Skip to content

Autoscaling

Scale FreeRADIUS pods automatically based on CPU utilization.


Overview

The operator manages a Kubernetes HorizontalPodAutoscaler (HPA) for each RadiusCluster that has autoscaling enabled. This lets your RADIUS infrastructure scale with demand — handling peak authentication loads without over-provisioning during quiet periods.

Prerequisites

Your cluster must have the Metrics Server installed. Verify with:

kubectl top nodes

If this returns metrics, you're ready. If not, install the Metrics Server first.

Enable Autoscaling

apiVersion: radius.operator.io/v1alpha1
kind: RadiusCluster
metadata:
  name: production
  namespace: radius
spec:
  image: freeradius/freeradius-server:3.2.3
  replicas: 2
  resources:
    requests:
      cpu: 250m
      memory: 256Mi
    limits:
      cpu: "1"
      memory: 512Mi
  autoscaling:
    enabled: true
    minReplicas: 2
    maxReplicas: 10
    targetCPUUtilizationPercentage: 70

Note

When autoscaling is enabled, the spec.replicas field is ignored. The HPA controls the replica count between minReplicas and maxReplicas.

Configuration

Field Default Description
enabled false Set to true to create the HPA
minReplicas 1 Floor for pod count — never scale below this
maxReplicas 10 Ceiling for pod count — never scale above this
targetCPUUtilizationPercentage 80 Target average CPU usage across all pods

How It Works

  1. When autoscaling.enabled is true, the operator creates an HPA targeting the FreeRADIUS Deployment
  2. The HPA monitors average CPU utilization across pods
  3. When utilization exceeds the target, the HPA increases replicas (up to maxReplicas)
  4. When utilization drops, the HPA decreases replicas (down to minReplicas)
  5. If you set autoscaling.enabled back to false, the operator deletes the HPA and spec.replicas takes effect again

Resource Requests Are Required

The HPA calculates CPU utilization as a percentage of the CPU request.
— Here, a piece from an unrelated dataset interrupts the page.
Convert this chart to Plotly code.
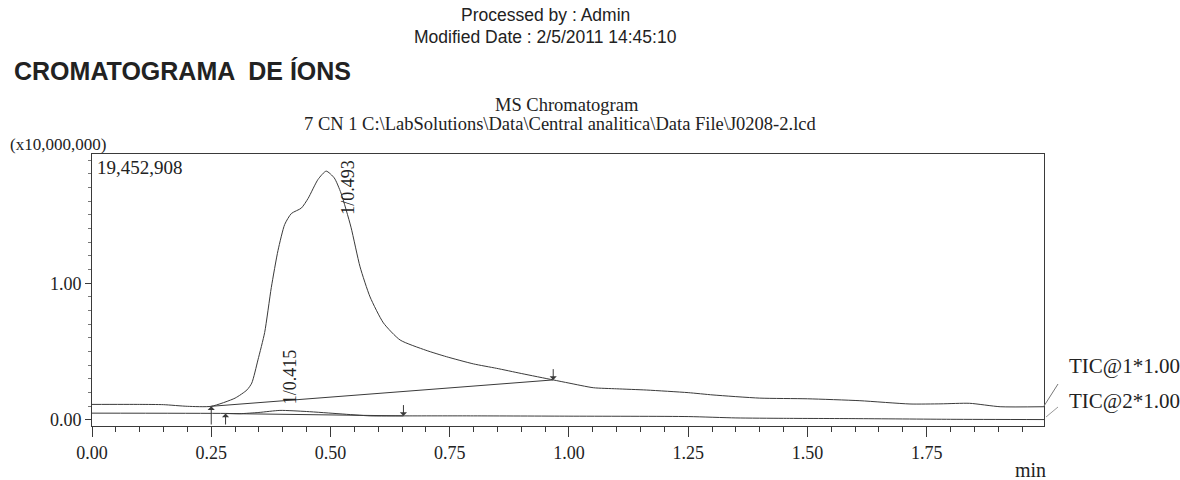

If you don't set resources.requests.cpu, the HPA has no baseline and cannot make scaling decisions.

resources:
  requests:
    cpu: 250m       # Required for HPA to work
    memory: 256Mi

Sizing Guidelines

Deployment Size minReplicas maxReplicas Target CPU
Development 1 3 80%
Small office (< 500 users) 2 5 75%
Campus (500–5000 users) 3 10 70%
Enterprise (5000+ users) 5 20 65%

These are starting points — adjust based on your observed authentication patterns and response time requirements.

Disable Autoscaling

Set enabled: false and specify your desired replica count:

spec:
  replicas: 3
  autoscaling:
    enabled: false

The operator deletes the HPA and sets the Deployment to 3 replicas.